> _What needs to be done_: Single out the lines of the material that contain "with" and copy them.
%%
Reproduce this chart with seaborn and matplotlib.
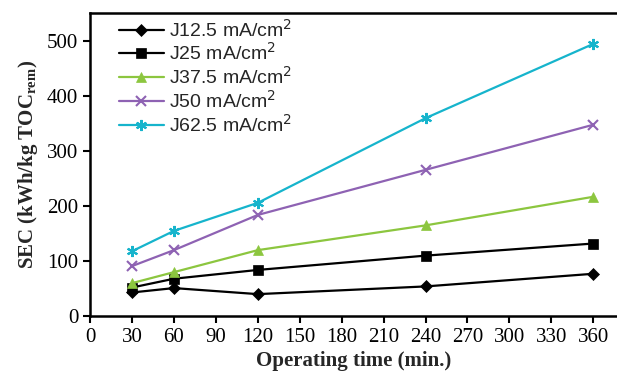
import matplotlib
matplotlib.use("Agg")
import matplotlib.pyplot as plt
import seaborn as sns
import pandas as pd

time_min = [30, 60, 120, 240, 360]
series_names = ["J12.5 mA/cm$^2$", "J25 mA/cm$^2$", "J37.5 mA/cm$^2$", "J50 mA/cm$^2$", "J62.5 mA/cm$^2$"]
j12_5 = [43, 51, 40, 54, 77]
j25 = [52, 68, 84, 110, 132]
j37_5 = [60, 80, 120, 165, 217]
j50 = [91, 120, 184, 266, 348]
j62_5 = [118, 155, 206, 360, 495]
x_ticks = [0, 30, 60, 90, 120, 150, 180, 210, 240, 270, 300, 330, 360]
y_ticks = [0, 100, 200, 300, 400, 500]

colors = ["#000000", "#000000", "#8cc63f", "#8e62b3", "#16b4cc"]
markers = ["D", "s", "^", "x", (6, 2, 0)]
msizes = [6, 7, 7, 7, 8]

rows = []
for name, vals in zip(series_names, [j12_5, j25, j37_5, j50, j62_5]):
    for t, v in zip(time_min, vals):
        rows.append({"time": t, "SEC": v, "series": name})
df = pd.DataFrame(rows)

sns.set_style("ticks")
plt.rcParams["font.family"] = ["Liberation Serif", "DejaVu Serif"]

fig = plt.figure(figsize=(6.17, 3.75), dpi=100)
ax = fig.add_axes([0.146, 0.157, 0.854, 0.808])

for name, c, m, ms in zip(series_names, colors, markers, msizes):
    sub = df[df["series"] == name]
    sns.lineplot(data=sub, x="time", y="SEC", ax=ax, color=c, marker=m,
                 markersize=ms, markeredgecolor=c, markeredgewidth=1.5 if m in ("x", (6, 2, 0)) else 0.5,
                 linewidth=1.6, label=name, errorbar=None)

ax.set_xlim(0, 377)
ax.set_ylim(0, 551)
ax.set_xticks(x_ticks)
ax.set_yticks(y_ticks)
ax.tick_params(axis="both", labelsize=15, direction="out", length=5, width=1.5, colors="black")
for s in ["left", "bottom", "top"]:
    ax.spines[s].set_linewidth(1.8)
    ax.spines[s].set_color("black")
ax.spines["right"].set_visible(False)

ax.set_xlabel("Operating time (min.)", fontsize=15, fontweight="bold", labelpad=3)
ax.set_ylabel("SEC (kWh/kg TOC$_{\\mathregular{rem}}$)", fontsize=15, fontweight="bold", labelpad=5)

leg = ax.legend(loc="upper left", frameon=False, prop={"family": "Liberation Sans", "size": 14},
                handlelength=2.3, handletextpad=0.25, labelspacing=0.1, borderaxespad=0.0,
                bbox_to_anchor=(0.04, 1.008))

fig.savefig("out.png", dpi=100)
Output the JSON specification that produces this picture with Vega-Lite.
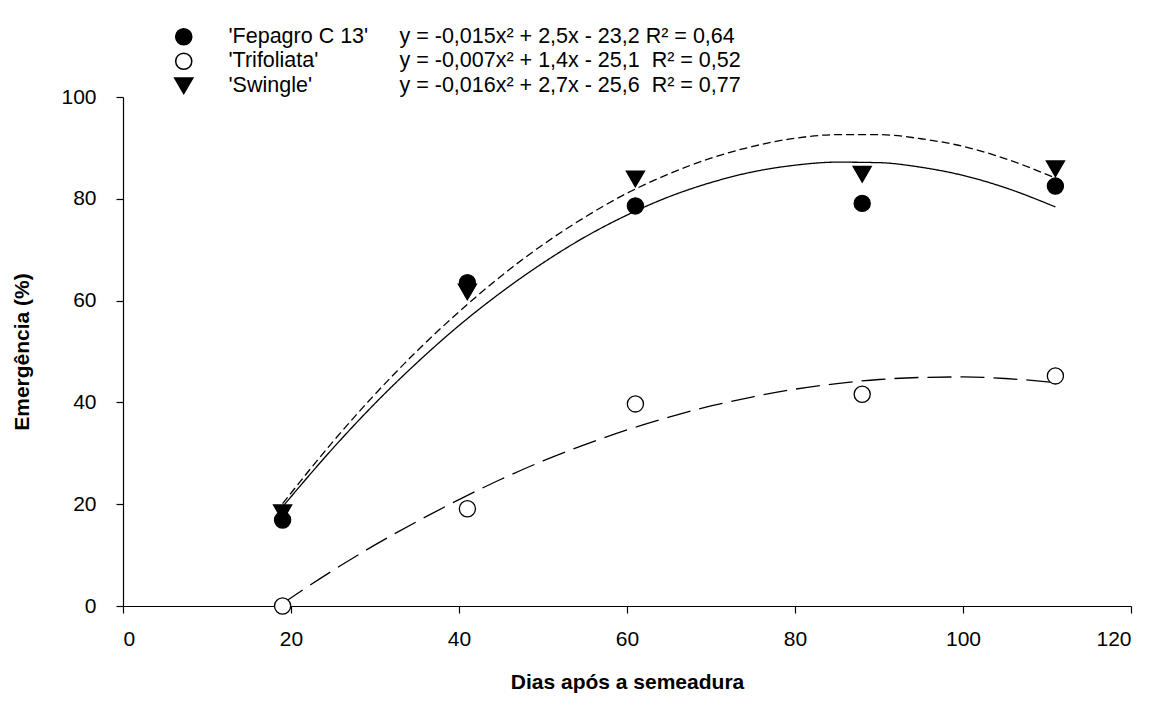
{
  "$schema": "https://vega.github.io/schema/vega-lite/v6.json",
  "width": 1008,
  "height": 509,
  "autosize": {"type": "none"},
  "padding": {"left": 123, "top": 97, "right": 26, "bottom": 100},
  "background": "white",
  "config": {
    "view": {"stroke": null},
    "font": "Liberation Sans",
    "axis": {
      "grid": false,
      "domainColor": "black",
      "domainWidth": 1.2,
      "tickColor": "black",
      "tickWidth": 1.2,
      "tickSize": 7,
      "labelFont": "Liberation Sans",
      "labelFontSize": 21,
      "labelColor": "black",
      "titleFont": "Liberation Sans",
      "titleFontSize": 21,
      "titleFontWeight": "bold",
      "titleColor": "black"
    },
    "legend": {
      "labelFont": "Liberation Sans",
      "labelFontSize": 21.5,
      "labelColor": "black",
      "labelLimit": 600,
      "padding": 0
    }
  },
  "datasets": {
    "pontos": [
      {"dias": 19, "emerg": 16.9, "cultivar": "'Fepagro C 13'"},
      {"dias": 41, "emerg": 63.5, "cultivar": "'Fepagro C 13'"},
      {"dias": 61, "emerg": 78.6, "cultivar": "'Fepagro C 13'"},
      {"dias": 88, "emerg": 79.1, "cultivar": "'Fepagro C 13'"},
      {"dias": 111, "emerg": 82.5, "cultivar": "'Fepagro C 13'"},
      {"dias": 19, "emerg": 0, "cultivar": "'Trifoliata'"},
      {"dias": 41, "emerg": 19.1, "cultivar": "'Trifoliata'"},
      {"dias": 61, "emerg": 39.7, "cultivar": "'Trifoliata'"},
      {"dias": 88, "emerg": 41.6, "cultivar": "'Trifoliata'"},
      {"dias": 111, "emerg": 45.2, "cultivar": "'Trifoliata'"},
      {"dias": 19, "emerg": 18.3, "cultivar": "'Swingle'"},
      {"dias": 41, "emerg": 61.7, "cultivar": "'Swingle'"},
      {"dias": 61, "emerg": 83.9, "cultivar": "'Swingle'"},
      {"dias": 88, "emerg": 84.8, "cultivar": "'Swingle'"},
      {"dias": 111, "emerg": 85.9, "cultivar": "'Swingle'"}
    ],
    "curvas": [
      {"dias": 19, "emerg": 19.5, "eq": "y = -0,015x² + 2,5x - 23,2 R² = 0,64"},
      {"dias": 25, "emerg": 31.0, "eq": "y = -0,015x² + 2,5x - 23,2 R² = 0,64"},
      {"dias": 30, "emerg": 39.8, "eq": "y = -0,015x² + 2,5x - 23,2 R² = 0,64"},
      {"dias": 35, "emerg": 47.8, "eq": "y = -0,015x² + 2,5x - 23,2 R² = 0,64"},
      {"dias": 40, "emerg": 55.1, "eq": "y = -0,015x² + 2,5x - 23,2 R² = 0,64"},
      {"dias": 45, "emerg": 61.6, "eq": "y = -0,015x² + 2,5x - 23,2 R² = 0,64"},
      {"dias": 50, "emerg": 67.4, "eq": "y = -0,015x² + 2,5x - 23,2 R² = 0,64"},
      {"dias": 55, "emerg": 72.5, "eq": "y = -0,015x² + 2,5x - 23,2 R² = 0,64"},
      {"dias": 60, "emerg": 76.8, "eq": "y = -0,015x² + 2,5x - 23,2 R² = 0,64"},
      {"dias": 65, "emerg": 80.4, "eq": "y = -0,015x² + 2,5x - 23,2 R² = 0,64"},
      {"dias": 70, "emerg": 83.2, "eq": "y = -0,015x² + 2,5x - 23,2 R² = 0,64"},
      {"dias": 75, "emerg": 85.3, "eq": "y = -0,015x² + 2,5x - 23,2 R² = 0,64"},
      {"dias": 80, "emerg": 86.6, "eq": "y = -0,015x² + 2,5x - 23,2 R² = 0,64"},
      {"dias": 85, "emerg": 87.2, "eq": "y = -0,015x² + 2,5x - 23,2 R² = 0,64"},
      {"dias": 90, "emerg": 87.1, "eq": "y = -0,015x² + 2,5x - 23,2 R² = 0,64"},
      {"dias": 95, "emerg": 86.2, "eq": "y = -0,015x² + 2,5x - 23,2 R² = 0,64"},
      {"dias": 100, "emerg": 84.6, "eq": "y = -0,015x² + 2,5x - 23,2 R² = 0,64"},
      {"dias": 105, "emerg": 82.2, "eq": "y = -0,015x² + 2,5x - 23,2 R² = 0,64"},
      {"dias": 111, "emerg": 78.4, "eq": "y = -0,015x² + 2,5x - 23,2 R² = 0,64"},
      {"dias": 19, "emerg": 0.5, "eq": "y = -0,007x² + 1,4x - 25,1 \u00a0R² = 0,52"},
      {"dias": 25, "emerg": 7.0, "eq": "y = -0,007x² + 1,4x - 25,1 \u00a0R² = 0,52"},
      {"dias": 30, "emerg": 12.0, "eq": "y = -0,007x² + 1,4x - 25,1 \u00a0R² = 0,52"},
      {"dias": 35, "emerg": 16.6, "eq": "y = -0,007x² + 1,4x - 25,1 \u00a0R² = 0,52"},
      {"dias": 40, "emerg": 20.9, "eq": "y = -0,007x² + 1,4x - 25,1 \u00a0R² = 0,52"},
      {"dias": 45, "emerg": 24.9, "eq": "y = -0,007x² + 1,4x - 25,1 \u00a0R² = 0,52"},
      {"dias": 50, "emerg": 28.5, "eq": "y = -0,007x² + 1,4x - 25,1 \u00a0R² = 0,52"},
      {"dias": 55, "emerg": 31.7, "eq": "y = -0,007x² + 1,4x - 25,1 \u00a0R² = 0,52"},
      {"dias": 60, "emerg": 34.6, "eq": "y = -0,007x² + 1,4x - 25,1 \u00a0R² = 0,52"},
      {"dias": 65, "emerg": 37.1, "eq": "y = -0,007x² + 1,4x - 25,1 \u00a0R² = 0,52"},
      {"dias": 70, "emerg": 39.3, "eq": "y = -0,007x² + 1,4x - 25,1 \u00a0R² = 0,52"},
      {"dias": 75, "emerg": 41.1, "eq": "y = -0,007x² + 1,4x - 25,1 \u00a0R² = 0,52"},
      {"dias": 80, "emerg": 42.6, "eq": "y = -0,007x² + 1,4x - 25,1 \u00a0R² = 0,52"},
      {"dias": 85, "emerg": 43.7, "eq": "y = -0,007x² + 1,4x - 25,1 \u00a0R² = 0,52"},
      {"dias": 90, "emerg": 44.5, "eq": "y = -0,007x² + 1,4x - 25,1 \u00a0R² = 0,52"},
      {"dias": 95, "emerg": 44.9, "eq": "y = -0,007x² + 1,4x - 25,1 \u00a0R² = 0,52"},
      {"dias": 100, "emerg": 45.0, "eq": "y = -0,007x² + 1,4x - 25,1 \u00a0R² = 0,52"},
      {"dias": 105, "emerg": 44.7, "eq": "y = -0,007x² + 1,4x - 25,1 \u00a0R² = 0,52"},
      {"dias": 111, "emerg": 43.9, "eq": "y = -0,007x² + 1,4x - 25,1 \u00a0R² = 0,52"},
      {"dias": 19, "emerg": 20.1, "eq": "y = -0,016x² + 2,7x - 25,6 \u00a0R² = 0,77"},
      {"dias": 25, "emerg": 32.3, "eq": "y = -0,016x² + 2,7x - 25,6 \u00a0R² = 0,77"},
      {"dias": 30, "emerg": 41.6, "eq": "y = -0,016x² + 2,7x - 25,6 \u00a0R² = 0,77"},
      {"dias": 35, "emerg": 50.1, "eq": "y = -0,016x² + 2,7x - 25,6 \u00a0R² = 0,77"},
      {"dias": 40, "emerg": 57.8, "eq": "y = -0,016x² + 2,7x - 25,6 \u00a0R² = 0,77"},
      {"dias": 45, "emerg": 64.8, "eq": "y = -0,016x² + 2,7x - 25,6 \u00a0R² = 0,77"},
      {"dias": 50, "emerg": 71.0, "eq": "y = -0,016x² + 2,7x - 25,6 \u00a0R² = 0,77"},
      {"dias": 55, "emerg": 76.4, "eq": "y = -0,016x² + 2,7x - 25,6 \u00a0R² = 0,77"},
      {"dias": 60, "emerg": 81.1, "eq": "y = -0,016x² + 2,7x - 25,6 \u00a0R² = 0,77"},
      {"dias": 65, "emerg": 84.9, "eq": "y = -0,016x² + 2,7x - 25,6 \u00a0R² = 0,77"},
      {"dias": 70, "emerg": 88.0, "eq": "y = -0,016x² + 2,7x - 25,6 \u00a0R² = 0,77"},
      {"dias": 75, "emerg": 90.3, "eq": "y = -0,016x² + 2,7x - 25,6 \u00a0R² = 0,77"},
      {"dias": 80, "emerg": 91.9, "eq": "y = -0,016x² + 2,7x - 25,6 \u00a0R² = 0,77"},
      {"dias": 85, "emerg": 92.6, "eq": "y = -0,016x² + 2,7x - 25,6 \u00a0R² = 0,77"},
      {"dias": 90, "emerg": 92.6, "eq": "y = -0,016x² + 2,7x - 25,6 \u00a0R² = 0,77"},
      {"dias": 95, "emerg": 91.8, "eq": "y = -0,016x² + 2,7x - 25,6 \u00a0R² = 0,77"},
      {"dias": 100, "emerg": 90.3, "eq": "y = -0,016x² + 2,7x - 25,6 \u00a0R² = 0,77"},
      {"dias": 105, "emerg": 87.9, "eq": "y = -0,016x² + 2,7x - 25,6 \u00a0R² = 0,77"},
      {"dias": 111, "emerg": 84.1, "eq": "y = -0,016x² + 2,7x - 25,6 \u00a0R² = 0,77"}
    ]
  },
  "layer": [
    {
      "data": {"name": "curvas"},
      "mark": {"type": "line", "strokeWidth": 1.3, "interpolate": "monotone", "clip": false},
      "encoding": {
        "x": {"field": "dias", "type": "quantitative", "scale": {"domain": [0, 120], "nice": false},
          "axis": {"values": [0, 20, 40, 60, 80, 100, 120], "title": "Dias após a semeadura", "labelPadding": 15, "titlePadding": 22}},
        "y": {"field": "emerg", "type": "quantitative", "scale": {"domain": [0, 100], "nice": false},
          "axis": {"values": [0, 20, 40, 60, 80, 100], "title": "Emergência (%)", "labelPadding": 20, "titlePadding": 28}},
        "strokeDash": {"field": "eq", "type": "nominal",
          "scale": {"domain": ["y = -0,015x² + 2,5x - 23,2 R² = 0,64", "y = -0,007x² + 1,4x - 25,1 \u00a0R² = 0,52", "y = -0,016x² + 2,7x - 25,6 \u00a0R² = 0,77"], "range": [[1, 0], [24, 9], [8, 4]]},
          "legend": null},
        "stroke": {"field": "eq", "type": "nominal",
          "scale": {"domain": ["y = -0,015x² + 2,5x - 23,2 R² = 0,64", "y = -0,007x² + 1,4x - 25,1 \u00a0R² = 0,52", "y = -0,016x² + 2,7x - 25,6 \u00a0R² = 0,77"], "range": ["black", "black", "black"]},
          "legend": {"title": null, "orient": "none", "legendX": 255, "legendY": -71, "symbolType": "stroke", "symbolSize": 0, "symbolStrokeWidth": 0, "symbolOpacity": 0, "labelOffset": 0, "rowPadding": 1.5}}
      }
    },
    {
      "data": {"name": "pontos"},
      "mark": {"type": "point", "filled": true, "stroke": "black", "strokeWidth": 1.3, "opacity": 1, "clip": false},
      "encoding": {
        "x": {"field": "dias", "type": "quantitative"},
        "y": {"field": "emerg", "type": "quantitative"},
        "shape": {"field": "cultivar", "type": "nominal",
          "scale": {"domain": ["'Fepagro C 13'", "'Trifoliata'", "'Swingle'"], "range": ["circle", "circle", "triangle-down"]},
          "legend": {"title": null, "orient": "none", "legendX": 50, "legendY": -71, "labelOffset": 34, "rowPadding": 1.5,
            "encode": {"symbols": {"update": {"stroke": {"value": "black"}, "strokeWidth": {"value": 1.3}, "opacity": {"value": 1}}}}}},
        "fill": {"field": "cultivar", "type": "nominal",
          "scale": {"domain": ["'Fepagro C 13'", "'Trifoliata'", "'Swingle'"], "range": ["black", "white", "black"]},
          "legend": {"title": null, "orient": "none", "legendX": 50, "legendY": -71, "labelOffset": 34, "rowPadding": 1.5,
            "encode": {"symbols": {"update": {"stroke": {"value": "black"}, "strokeWidth": {"value": 1.3}, "opacity": {"value": 1}}}}}},
        "size": {"field": "cultivar", "type": "nominal",
          "scale": {"type": "ordinal", "domain": ["'Fepagro C 13'", "'Trifoliata'", "'Swingle'"], "range": [260, 260, 330]},
          "legend": {"title": null, "orient": "none", "legendX": 50, "legendY": -71, "labelOffset": 34, "rowPadding": 1.5,
            "encode": {"symbols": {"update": {"stroke": {"value": "black"}, "strokeWidth": {"value": 1.3}, "opacity": {"value": 1}}}}}}
      }
    }
  ]
}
%%
> _Answer to the task_:
Reproduce this chart with seaborn and matplotlib.
Output the JSON specification that produces this picture with Vega-Lite.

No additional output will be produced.